Gestão Haddad pratica o higienismo gentil

26/01/2015

Aliado histórico do PT, o padre Julio Lancellotti, pároco da Igreja São Miguel Arcanjo, na Mooca, coordenador da Pastoral do Povo de Rua e titular do Comitê de Políticas Públicas para a População de Rua de São Paulo, apoiou a candidatura de Fernando Haddad à Prefeitura de São Paulo em 2012. Após a posse, porém, começou a se distanciar e a reclamar da gestão na área de direitos humanos. “A administração Haddad pratica o higienismo gentil”, diz. A seguir, trechos da entrevista ao Estado:

 

● Como avalia a gestão Haddad na área de direitos humanos?

A visão que ele tem de direitos humanos é departamentalizada. Para ele, direitos humanos são algumas atividades, como fazer exposições, palestras e dizer

que vai priorizar a população LGBT. Acha que isso é um programa, mas não é. Os direitos humanos perpassam a vida como um todo. A população de rua está reagindo à ausência de uma proposta clara. Ela quer ter uma solução de moradia. A Prefeitura precisa ter um eixo, em vez de promover ações truculentas e pouco inteligentes.

 

● A Prefeitura é truculenta?

Sim, age de forma truculenta, desintegrada e desarticulada. Por exemplo: em uma ação como a que ocorreu hoje (anteontem) na Mooca, onde estavam as áreas social e de saúde? Na quinta-feira, a PM aterrorizou os moradores de rua à noite (da Radial Leste).

 

● O senhor está frustrado com a gestão de Haddad?

Sem dúvida. Ele não conversa com ninguém. Faz mais de um ano que estive com ele. O prefeito não ouve a população de rua, só os grupos que falam o que ele quer ouvir. Acredito que a administração tem apresentado uma maneira pífia de agir, muito fraca e desarticulada. Isso se reflete em vários níveis de governo. Após dois anos, as ações não chegaram até a ponta. O que ele tem para apresentar como marca? Ciclovias? Faixas de ônibus? Essas não são as únicas coisas de uma cidade. A população em situação  de rua cresce na mesma proporção do crescimento demográfico.

 

● Muitos dirigentes de movimentos sociais acusam os governos do PSDB de adotar uma política higienista com os moradores de rua. Isso se aplica ao Haddad?
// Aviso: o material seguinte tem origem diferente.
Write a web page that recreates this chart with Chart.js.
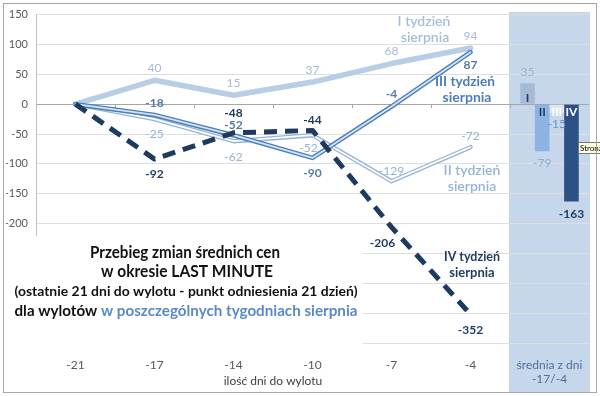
<!DOCTYPE html>
<html>
<head>
<meta charset="utf-8">
<script src="https://cdn.jsdelivr.net/npm/chart.js@4"></script>
<style>
  body { margin: 0; background: #fff; }
</style>
</head>
<body>
<canvas id="lastMinuteChart" width="600" height="396"></canvas>
<script>
// data
const categories = ['-21', '-17', '-14', '-10', '-7', '-4', ['średnia z dni', '-17/-4']];
const week1 = [0, 40, 15, 37, 68, 94, null];
const week2 = [0, -25, -62, -52, -129, -72, null];
const week3 = [0, -18, -52, -90, -4, 87, null];
const week4 = [0, -92, -48, -44, -206, -352, null];
const averageLabels = ['I', 'II', 'III', 'IV'];
const averages = [35, -79, -15, -163];
const yMin = -400, yMax = 150, yStep = 50;

// label placement (pixel offsets from the point)
const w1Dy = [null, -12, -12, -12, -12, -12];
const w2Dy = [null, 15, 16, 13, -10, -11];
const w2Dx = [0, 0, 0, -4, 0, 0];
const w3Dy = [null, -12, -10, 15, -12, 13];
const w4Dy = [null, 15, -20, -10, 16, 16];
const w4Dx = [0, 0, 0, 0, -9, 0];
const barDy = [-11, 12, 11, 13];

const FONT = 'Lato, "Open Sans", sans-serif';
const colI = '#b9cde5', colII = '#95b3d7', colIII = '#4a7ebb', colIV = '#1f3a5f';
const barColors = ['#a7bbd6', '#8db3e2', '#dce6f2', '#2c5185'];
const barTextColors = ['#1f3a5f', '#1f3a5f', '#ffffff', '#ffffff'];

function lastOnly(v) {
	return categories.map((c, i) => i === categories.length - 1 ? v : null);
}

const barSets = averages.map((v, i) => ({
	type: 'bar',
	label: averageLabels[i],
	data: lastOnly(v),
	backgroundColor: barColors[i],
	categoryPercentage: 0.74,
	barPercentage: 1,
	order: 9,
	lbl: { dy: [0, 0, 0, 0, 0, 0, barDy[i]], color: ['#9fb4d0', '#8aaedb', '#6f93c3', colIV][i], bold: i === 3 },
	inner: { text: averageLabels[i], color: barTextColors[i] }
}));

function lineSet(label, data, color, width, order, extra) {
	return Object.assign({
		type: 'line', label, data,
		borderColor: color, borderWidth: width,
		pointRadius: 0, fill: false, tension: 0, order,
		borderCapStyle: 'round', borderJoinStyle: 'round'
	}, extra || {});
}

// ✅ labels for points and bars
const pointLabelsPlugin = {
	id: 'pointLabels',
	afterDatasetsDraw(chart) {
		const { ctx } = chart;
		ctx.save();
		ctx.textAlign = 'center';
		ctx.textBaseline = 'middle';
		chart.data.datasets.forEach((ds, di) => {
			const meta = chart.getDatasetMeta(di);
			if (ds.inner) {
				const el = meta.data[6];
				ctx.font = 'bold 12px ' + FONT;
				ctx.fillStyle = ds.inner.color;
				ctx.fillText(ds.inner.text, el.x, el.y > el.base ? el.base + 7 : el.base - 6);
			}
			if (!ds.lbl) return;
			ds.data.forEach((v, i) => {
				const dy = ds.lbl.dy[i];
				if (v === null || dy === null || dy === undefined || dy === 0) return;
				const el = meta.data[i];
				const dx = ds.lbl.dx ? ds.lbl.dx[i] : 0;
				ctx.font = (ds.lbl.bold ? 'bold ' : '') + '12px ' + FONT;
				ctx.fillStyle = ds.lbl.color;
				ctx.fillText(String(v), el.x + dx, el.y + dy);
			});
		});
		ctx.restore();
	}
};

function drawParts(ctx, parts, cx, y, targetW, font) {
	ctx.font = font;
	const total = parts.reduce((s, p) => s + ctx.measureText(p[0]).width, 0);
	const k = Math.min(1, targetW / total);
	ctx.save();
	ctx.translate(cx - total * k / 2, y);
	ctx.scale(k, 1);
	ctx.textAlign = 'left';
	ctx.textBaseline = 'middle';
	let x = 0;
	parts.forEach(p => {
		ctx.fillStyle = p[1];
		ctx.fillText(p[0], x, 0);
		x += ctx.measureText(p[0]).width;
	});
	ctx.restore();
}

// ✅ band, title box, notes, frame
const decorPlugin = {
	id: 'decor',
	beforeDraw(chart) {
		const { ctx } = chart;
		ctx.save();
		ctx.fillStyle = '#c6d7ec';
		ctx.fillRect(509, 12, 81, 380);
		ctx.restore();
	},
	beforeDatasetsDraw(chart) {
		const { ctx, chartArea, scales } = chart;
		ctx.save();
		ctx.fillStyle = '#ffffff';
		ctx.fillRect(4, 236, 359, 116);
		// category tick marks on the zero line
		const y0 = scales.y.getPixelForValue(0);
		const w = (chartArea.right - chartArea.left) / categories.length;
		ctx.strokeStyle = '#a6a6a6';
		ctx.lineWidth = 1;
		for (let i = 1; i < categories.length; i++) {
			const x = Math.round(chartArea.left + i * w) + 0.5;
			ctx.beginPath();
			ctx.moveTo(x, y0);
			ctx.lineTo(x, y0 + 4);
			ctx.stroke();
		}
		ctx.restore();
	},
	afterDraw(chart) {
		const { ctx } = chart;
		ctx.save();
		// title text box
		drawParts(ctx, [['Przebieg zmian średnich cen', '#111']], 185, 253, 190, 'bold 17px ' + FONT);
		drawParts(ctx, [['w okresie LAST MINUTE', '#111']], 187, 272, 172, 'bold 17px ' + FONT);
		drawParts(ctx, [['(ostatnie 21 dni do wylotu - punkt odniesienia 21 dzień)', '#111']], 186, 291, 343, 'bold 14px ' + FONT);
		drawParts(ctx, [['dla wylotów ', '#111'], ['w poszczególnych tygodniach sierpnia', '#5a8ac6']], 186, 311, 343, 'bold 16px ' + FONT);
		// series notes
		drawParts(ctx, [['I tydzień', '#a6bcd9']], 424, 21, 60, '600 14px ' + FONT);
		drawParts(ctx, [['sierpnia', '#a6bcd9']], 425, 37, 60, '600 14px ' + FONT);
		drawParts(ctx, [['III tydzień', colIII]], 465, 81, 60, 'bold 14px ' + FONT);
		drawParts(ctx, [['sierpnia', colIII]], 467, 97, 60, 'bold 14px ' + FONT);
		drawParts(ctx, [['II tydzień', '#95b3d7']], 472, 170, 60, '600 14px ' + FONT);
		drawParts(ctx, [['sierpnia', '#95b3d7']], 472, 186, 60, '600 14px ' + FONT);
		drawParts(ctx, [['IV tydzień', colIV]], 472, 257, 56, 'bold 13px ' + FONT);
		drawParts(ctx, [['sierpnia', colIV]], 472, 273, 56, 'bold 13px ' + FONT);
		// axis title
		drawParts(ctx, [['ilość dni do wylotu', '#404040']], 273, 381, 200, '12px ' + FONT);
		// tooltip left over in the picture
		ctx.fillStyle = '#ffffe1';
		ctx.fillRect(578, 142, 30, 12);
		ctx.strokeStyle = '#767676';
		ctx.strokeRect(578.5, 142.5, 30, 11);
		ctx.fillStyle = '#000';
		ctx.font = '8px ' + FONT;
		ctx.textBaseline = 'middle';
		ctx.fillText('Strona', 580, 148.5);
		// outer frame
		ctx.strokeStyle = '#a6a6a6';
		ctx.lineWidth = 1;
		ctx.strokeRect(3.5, 3.5, 593, 389);
		ctx.restore();
	}
};

const lmCtx = document.getElementById('lastMinuteChart').getContext('2d');

const lastMinuteChart = new Chart(lmCtx, {
	type: 'bar',
	data: {
		labels: categories,
		datasets: [
			lineSet('IV tydzień sierpnia', week4, colIV, 5, 1, {
				borderDash: [13, 8], borderCapStyle: 'butt',
				lbl: { dy: w4Dy, dx: w4Dx, color: colIV, bold: true }
			}),
			lineSet('III tydzień sierpnia (środek)', week3, '#d6e3f3', 1.8, 4),
			lineSet('III tydzień sierpnia', week3, colIII, 4.6, 5, {
				lbl: { dy: w3Dy, color: '#5679ab', bold: true }
			}),
			lineSet('II tydzień sierpnia (środek)', week2, '#ffffff', 1.8, 6),
			lineSet('II tydzień sierpnia', week2, colII, 4.4, 7, {
				lbl: { dy: w2Dy, dx: w2Dx, color: '#95b3d7' }
			}),
			lineSet('I tydzień sierpnia', week1, colI, 5.5, 10, {
				lbl: { dy: w1Dy, color: '#a3bbd9' }
			}),
			...barSets
		]
	},
	options: {
		responsive: false,
		animation: false,
		events: [],
		layout: { padding: { left: 6, right: 11, top: 13, bottom: 0 } },
		scales: {
			x: {
				offset: true,
				grid: { display: false, drawTicks: false },
				border: { display: false },
				ticks: {
					padding: 15,
					font: { family: FONT, size: 12 },
					color: (c) => c.index === 6 ? '#4f6f99' : '#595959',
					maxRotation: 0
				},
				afterFit(scale) { scale.height = 53; }
			},
			y: {
				min: yMin,
				max: yMax,
				grid: {
					drawTicks: false,
					color: (c) => c.tick && c.tick.value === 0 ? '#a6a6a6' : '#dedede'
				},
				border: { color: '#bfbfbf' },
				ticks: {
					stepSize: yStep,
					padding: 8,
					font: { family: FONT, size: 11 },
					color: '#595959',
					callback: (v) => v < -200 ? '' : v
				},
				afterFit(scale) { scale.width = 30; }
			}
		},
		plugins: {
			legend: { display: false },
			tooltip: { enabled: false }
		}
	},
	plugins: [decorPlugin, pointLabelsPlugin]
});
</script>
</body>
</html>
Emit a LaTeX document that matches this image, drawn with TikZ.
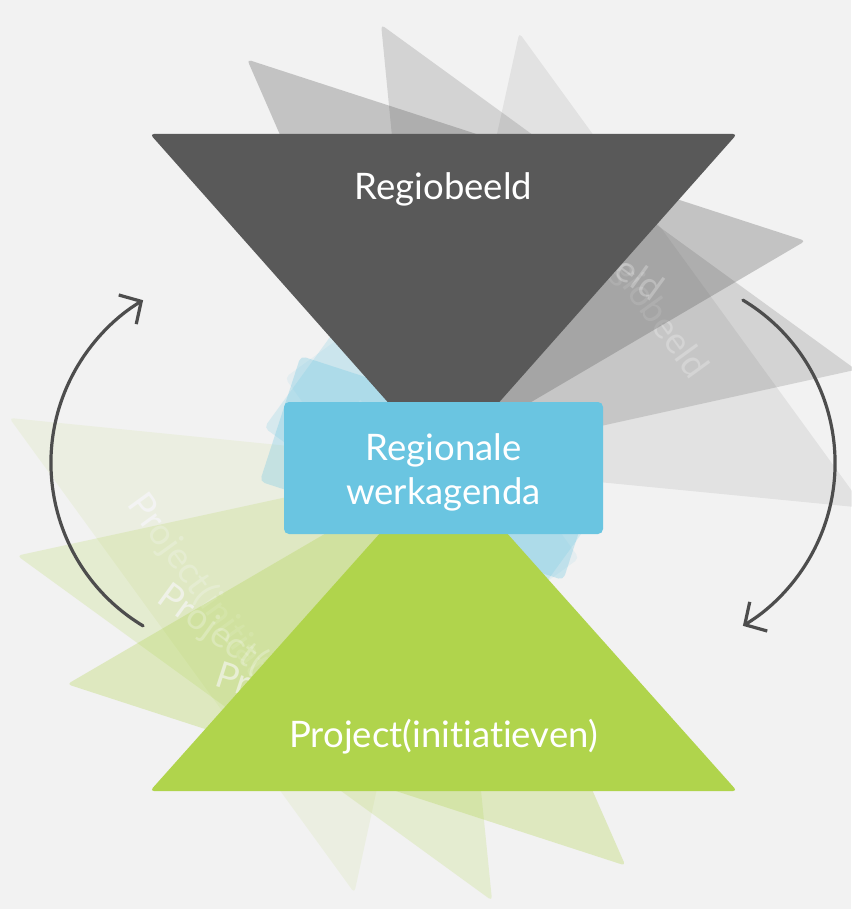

Sim. Há dois tipos de higienismo: o gentil e o hostil. A gestão Haddad pratica o higienismo gentil. A população que está na rua é heterogênea. As respostas não podem ser únicas ou em cima de um projeto como o De Braços Abertos. São pessoas com lesões existenciais. Eles são o verdadeiro Big Brother o tempo todo.

 

● O que o senhor espera de Eduardo Suplicy na Secretaria de Direitos Humanos e Cidadania?

Achei muito interessante tirar o secretário titular (Rogério Sottili) e colocá-lo como adjunto para acomodar o outro que perdeu a eleição. Eu liguei para o Suplicy. A gente confia nele como pessoa. Eu disse: ‘Você não precisava ser secretário, bastava continuar sendo o Suplicy’. Agora ele vai representar a Prefeitura.

 

● O senhor pediu algo a ele?

Que a Prefeitura cesse com as ações truculentas e a questão dos direitos humanos perpasse toda a administração. Que haja uma escuta mais respeitosa desse povo.

 

● Como avalia a gestão dos últimos prefeitos na área?

 

A gestão José Serra foi bastante sofrível. Por incrível que pareça, a do (Gilberto) Kassab foi melhor que a do Haddad.

 

● O senhor faz parte do Comitê de Políticas Públicas para a População de Rua da Prefeitura. Como avalia o trabalho do grupo?

O comitê tem sido inexpressivo e inoperante.